British society has seen a sustained rise in GDP over the last half century, to the extent that affluence and consumerism has come to be seen as one of its core features. Our understanding of this process has changed over recent decades: from initial claims that Britain was an 'affluent society' from the later 1950s, through to claims about the rise of consumer culture and financial booms from the 1980s. This workshop emerges from the recognition that our understanding of affluence is currently limited by a distinctive disciplinary stand off. Sociologists have placed great emphasis on the transformations associated with neo-liberalism from the 1980s, and have drawn attention to epochal shifts in popular cultural values but they have not examined the precursors of consumerism in the immediate post war period. There is an increasing range of research by social and cultural historians on changes over the post-war period but these have not cross-fertilised with sociological debates. The aim of this workshop is therefore to bring together leading researchers from different disciplinary backgrounds to consider the course of economic, social and cultural change in Britain over the entire period between 1945 and 2005.

Due attention will be given to an exploration of new methods and data sources that can be used to study long term change in Britain, drawing on initiatives begun by the Centre for Research on Socio-cultural Change (CRESC). These will include the use of survey sources form the 1950s and 1960s, the re-use of qualitative data, collected by social science researchers and those collected in ESDS, Qualidata, and life histories.

The broader aim will therefore be to support the interdisciplinary study of post war British society in a way that seeks to overcome the current lack of dialogue between history and the social sciences. We are also keen to bring in comparative perspectives in order to enrich our understanding of the British case. The workshop will take the form of invited key note sessions and a series of parallel sessions with papers addressing the following themes:

  1. The Affluent Society revisited. In retrospect, what changes took place between 1945 and the early 1960s, and how far can we detect distinctive patterns in the transformation and organisation of consumption and cultural values which have had an enduring effect?
  2. Americanization/globalisation.

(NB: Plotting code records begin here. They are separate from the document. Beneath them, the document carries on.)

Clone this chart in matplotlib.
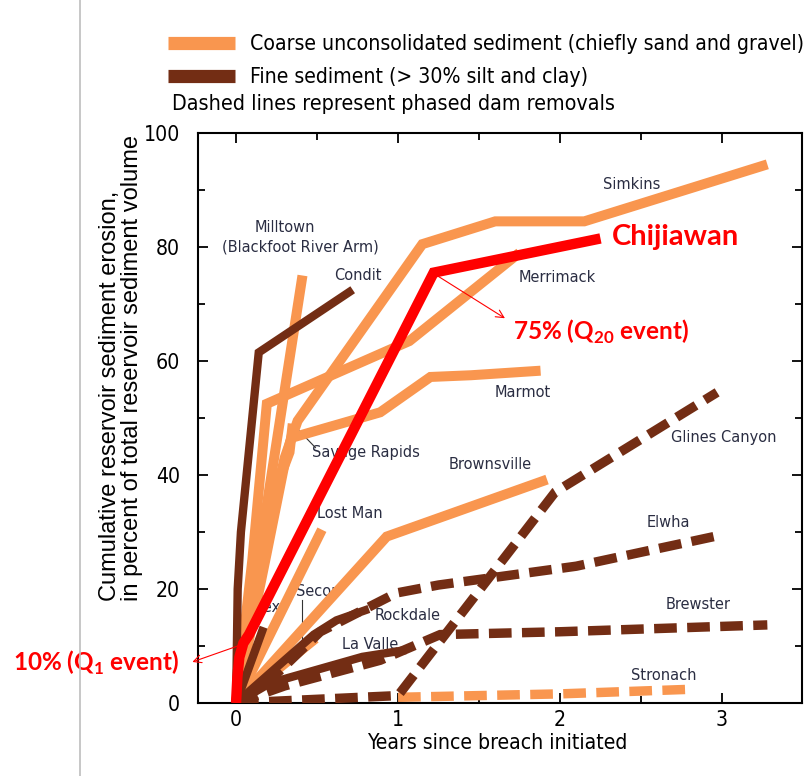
import matplotlib
matplotlib.use('Agg')
import matplotlib.pyplot as plt
from matplotlib import font_manager as fm
from matplotlib.lines import Line2D
from matplotlib.textpath import TextPath
import numpy as np


def pick(names):
    for n in names:
        try:
            fm.findfont(fm.FontProperties(family=n), fallback_to_default=False)
            return n
        except Exception:
            pass
    return 'DejaVu Sans'


def find_narrow():
    best = None
    best_rank = 99
    for e in fm.fontManager.ttflist:
        nm = e.name.lower()
        fn = e.fname.lower()
        st = str(e.stretch).lower()
        if e.style != 'normal':
            continue
        if 'bold' in fn or 'italic' in fn or 'light' in fn or 'thin' in fn or 'medium' in fn \
                or 'black' in fn or 'semibold' in fn:
            continue
        if 'mono' in nm or 'cjk' in nm or ('serif' in nm and 'sans' not in nm):
            continue
        rank = None
        if 'liberation sans narrow' in nm or 'liberationsansnarrow' in fn:
            rank = 0
        elif 'arial narrow' in nm:
            rank = 1
        elif ('condensed' in fn or 'condensed' in nm or st == 'condensed') and \
                'extra' not in fn and 'ultra' not in fn and 'semi' not in fn:
            rank = 2
        elif 'semicondensed' in fn or st == 'semi-condensed':
            rank = 3
        if rank is not None and rank < best_rank:
            best, best_rank = e, rank
    if best is None:
        return fm.FontProperties(family=pick(['Liberation Sans', 'DejaVu Sans']))
    return fm.FontProperties(fname=best.fname)


NFP = find_narrow()
SANS = pick(['Liberation Sans', 'DejaVu Sans'])
BOLD = pick(['Lato', 'Open Sans', 'DejaVu Sans'])
DPI = 100


def fit(s, target_px, fp=NFP):
    w = TextPath((0, 0), s, size=100, prop=fp).get_extents().width * DPI / 72.0
    return 100.0 * target_px / w


def sized(size, fp=NFP):
    f = fp.copy()
    f.set_size(size)
    return f


plt.rcParams['mathtext.fontset'] = 'custom'
plt.rcParams['mathtext.rm'] = BOLD + ':bold'
plt.rcParams['mathtext.bf'] = BOLD + ':bold'

ORANGE = '#F9964F'
BROWN = '#732D14'
RED = '#FF0000'
LABEL = '#2A2D42'

# ---------------- data (years since breach, % eroded) ----------------
# coarse sediment, single-phase removals
simkins_x = [0, 0.15, 0.30, 0.38, 1.15, 1.60, 2.15, 3.28]
simkins_y = [0, 25, 43, 49.5, 80.5, 84.5, 84.5, 94.5]
merrimack_x = [0, 0.10, 0.19, 1.07, 1.75]
merrimack_y = [0, 25, 52.5, 63.5, 79]
marmot_x = [0, 0.18, 0.30, 0.34, 0.89, 1.20, 1.45, 1.88]
marmot_y = [0, 25, 42, 46.5, 51, 57.2, 57.5, 58.3]
milltown_x = [0, 0.41]
milltown_y = [0, 75]
savage_x = [0, 0.12, 0.25, 0.33, 0.35]
savage_y = [0, 20, 38, 44, 49]
lostman_x = [0, 0.53]
lostman_y = [0, 30.4]
secor_x = [0, 0.49]
secor_y = [0, 11.3]
brownsville_x = [0, 0.93, 1.92]
brownsville_y = [0, 29.2, 39.2]
# coarse sediment, phased removal
stronach_x = [1.0, 2.0, 2.8]
stronach_y = [1.0, 1.6, 2.4]
# fine sediment, single-phase removals
condit_x = [0, 0.01, 0.03, 0.14, 0.72]
condit_y = [0, 20, 30, 61.5, 72.5]
ivex_x = [0, 0.17]
ivex_y = [0, 13.3]
rockdale_x = [0, 0.20, 0.48, 0.62, 0.82]
rockdale_y = [0, 5, 12, 14.5, 16.5]
lavalle_x = [0, 0.21, 0.78, 1.05]
lavalle_y = [0, 3.5, 8.1, 9.3]
# fine sediment, phased removals
glines_x = [0, 1.0, 1.97, 2.97]
glines_y = [0, 1.3, 37, 54.5]
elwha_x = [0, 0.21, 0.52, 0.99, 1.25, 2.1, 3.0]
elwha_y = [0, 4, 12.5, 19.3, 20.7, 24, 29.5]
brewster_x = [0, 0.3, 0.89, 1.26, 2.0, 3.28]
brewster_y = [0, 3, 7.5, 12, 12.5, 13.7]
# Chijiawan
chiji_x = [0, 0.008, 0.02, 0.045, 0.08, 1.22, 2.25]
chiji_y = [0, 4.5, 8, 10.5, 12, 75.5, 81.5]

x_ticks = [0, 1, 2, 3]
y_ticks = [0, 20, 40, 60, 80, 100]

# ---------------- figure ----------------
W, H = 811, 776
fig = plt.figure(figsize=(W / DPI, H / DPI), dpi=DPI)
ax = fig.add_axes([198 / W, 1 - 703 / H, (802 - 198) / W, (703 - 133) / H])
ax.set_xlim(-0.235, 3.494)
ax.set_ylim(0, 100)

LW_O = 7.2
LW_B = 6.0
LW_D = 6.8

solid = dict(solid_capstyle='butt', solid_joinstyle='miter')
dash = dict(dash_capstyle='butt', dash_joinstyle='miter', dashes=(2.4, 1.1))

for xs, ys in [(savage_x, savage_y), (marmot_x, marmot_y), (merrimack_x, merrimack_y),
               (simkins_x, simkins_y), (milltown_x, milltown_y), (lostman_x, lostman_y),
               (secor_x, secor_y), (brownsville_x, brownsville_y)]:
    ax.plot(xs, ys, color=ORANGE, lw=LW_O, zorder=2, **solid)
ax.plot(stronach_x, stronach_y, color=ORANGE, lw=LW_D, zorder=2, **dash)

for xs, ys in [(condit_x, condit_y), (ivex_x, ivex_y), (rockdale_x, rockdale_y),
               (lavalle_x, lavalle_y)]:
    ax.plot(xs, ys, color=BROWN, lw=LW_B, zorder=3, **solid)
for xs, ys in [(glines_x, glines_y), (elwha_x, elwha_y), (brewster_x, brewster_y)]:
    ax.plot(xs, ys, color=BROWN, lw=LW_D, zorder=3, **dash)

ax.plot(chiji_x, chiji_y, color=RED, lw=7.5, zorder=5, solid_capstyle='butt',
        solid_joinstyle='miter')

# ---------------- axes styling ----------------
XL = 'Years since breach initiated'
xl_size = fit(XL, 260)
tick_size = min(xl_size, fit('100', 36))

ax.set_xticks(x_ticks)
ax.set_xticks([0.5, 1.5, 2.5], minor=True)
ax.set_yticks(y_ticks)
ax.set_yticks(np.arange(10, 100, 20), minor=True)
ax.tick_params(which='both', direction='in', top=True, right=True, width=1.3, colors='black')
ax.tick_params(which='major', length=7)
ax.tick_params(which='minor', length=5)
ax.tick_params(axis='y', which='major', pad=13)
ax.tick_params(axis='x', which='major', pad=5)
for lab in ax.get_xticklabels() + ax.get_yticklabels():
    lab.set_fontproperties(sized(tick_size))
for sp in ax.spines.values():
    sp.set_linewidth(1.5)

fig.text(497 / W, 1 - 743 / H, XL, ha='center', va='center', fontproperties=sized(xl_size))
fig.text(121 / W, 1 - 601 / H,
         'Cumulative reservoir sediment erosion,\nin percent of total reservoir sediment volume',
         rotation=90, ha='center', va='bottom', multialignment='left', linespacing=1.0,
         fontsize=17, family=SANS)

# ---------------- legend ----------------
L1 = 'Coarse unconsolidated sediment (chiefly sand and gravel)'
L2 = 'Fine sediment (> 30% silt and clay)'
L3 = 'Dashed lines represent phased dam removals'
leg_size = fit(L1, 553)
leg_px = leg_size * DPI / 72.0
handles = [Line2D([], [], color=ORANGE, lw=9.5, solid_capstyle='butt'),
           Line2D([], [], color=BROWN, lw=9.5, solid_capstyle='butt')]
leg = fig.legend(handles, [L1, L2],
                 loc='upper left', bbox_to_anchor=(168 / W, 1 - 34 / H), frameon=False,
                 prop=sized(leg_size), handlelength=67 / leg_px, handletextpad=15 / leg_px,
                 labelspacing=13 / leg_px, borderpad=0, borderaxespad=0)
fig.text(172 / W, 1 - 104 / H, L3, ha='left', va='center', fontproperties=sized(fit(L3, 440)))

# thin grey border line on the left
fig.add_artist(Line2D([80 / W, 80 / W], [0, 1], color='#BDBDBD', lw=1.2,
                      transform=fig.transFigure))

# ---------------- labels ----------------
lab_fp = sized(fit('Glines Canyon', 98) * 1.05)
lab_kw = dict(fontproperties=lab_fp, color=LABEL, ha='center', va='center', zorder=1)
labels = [
    ('Milltown', 0.30, 83.4), ('(Blackfoot River Arm)', 0.395, 80.0), ('Condit', 0.75, 75.0),
    ('Savage Rapids', 0.80, 43.9), ('Lost Man', 0.70, 33.3), ('Secor', 0.50, 19.6),
    ('Ivex', 0.18, 16.7), ('Rockdale', 1.06, 15.4), ('La Valle', 0.83, 10.2),
    ('Simkins', 2.44, 90.9), ('Merrimack', 1.98, 74.6), ('Marmot', 1.77, 54.4),
    ('Brownsville', 1.57, 41.8), ('Glines Canyon', 3.01, 46.5), ('Elwha', 2.67, 31.6),
    ('Brewster', 2.85, 17.2), ('Stronach', 2.64, 4.9),
]
for s, x, y in labels:
    ax.text(x, y, s, **lab_kw)
# pointer lines
ax.plot([0.365, 0.49], [48.5, 44.8], color='#333333', lw=0.8, zorder=1)
ax.plot([0.41, 0.41], [18.0, 10.5], color='#333333', lw=0.8, zorder=1)

# ---------------- Chijiawan annotations ----------------
ax.text(2.32, 81.75, 'Chijiawan', color=RED, fontsize=21, family=BOLD, weight='bold',
        ha='left', va='center', zorder=7)
ax.text(1.71, 65.1, r'75% (Q$_{\mathbf{20}}$ event)', color=RED, fontsize=17.5, family=BOLD,
        weight='bold', ha='left', va='center', zorder=7)
ax.annotate('', xy=(1.66, 67.5), xytext=(1.24, 75.0),
            arrowprops=dict(arrowstyle='->', color=RED, lw=0.8, shrinkA=0, shrinkB=0,
                            mutation_scale=14), zorder=7)
ax.annotate('', xy=(-0.27, 7.2), xytext=(0.03, 10.2), annotation_clip=False,
            arrowprops=dict(arrowstyle='->', color=RED, lw=0.8, shrinkA=0, shrinkB=0,
                            mutation_scale=14), zorder=7)
ax.text(-1.38, 7.0, r'10% (Q$_{\mathbf{1}}$ event)', color=RED, fontsize=17.5, family=BOLD,
        weight='bold', ha='left', va='center', zorder=7, clip_on=False)

fig.savefig('out.png', dpi=DPI, facecolor='white')
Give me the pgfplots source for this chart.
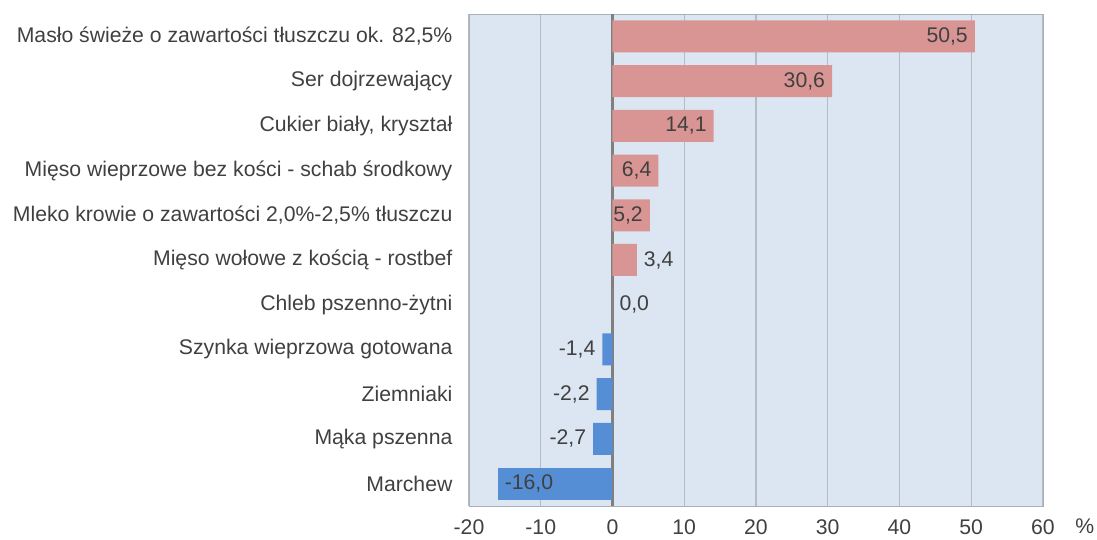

Social historian Victoria de Grazia argues that the American standard of living defeated the European way of life and achieved the global cultural hegemony that is both its great strength and its key weakness today. She raises provocative questions about the quality of life, democracy, and peace that arise from the much vaunted diffusion of mass consumer culture. We ask whether and how these issues can be detected in a British context.
  3. Consumer culture, work cultures and the decline of class. Contemporary sociologists, such as Zygmunt Bauman, argue that the rise of consumer cultures erodes work identities and is also associated with the eclipse of class identities. How can we understand the relationship between these issues in long term historical perspective?
  4. Status competition and well-being. Heterodox economic historians, such as Avner Offer, argue that linear scales of status or prestige, once accepted by social science, have lost universal claims in the advance of post-war consumer society with the flow of novelty. To what extent does status competition and consumerism entail the remaking of interpersonal relations between income groups, between men and women, and between age groups?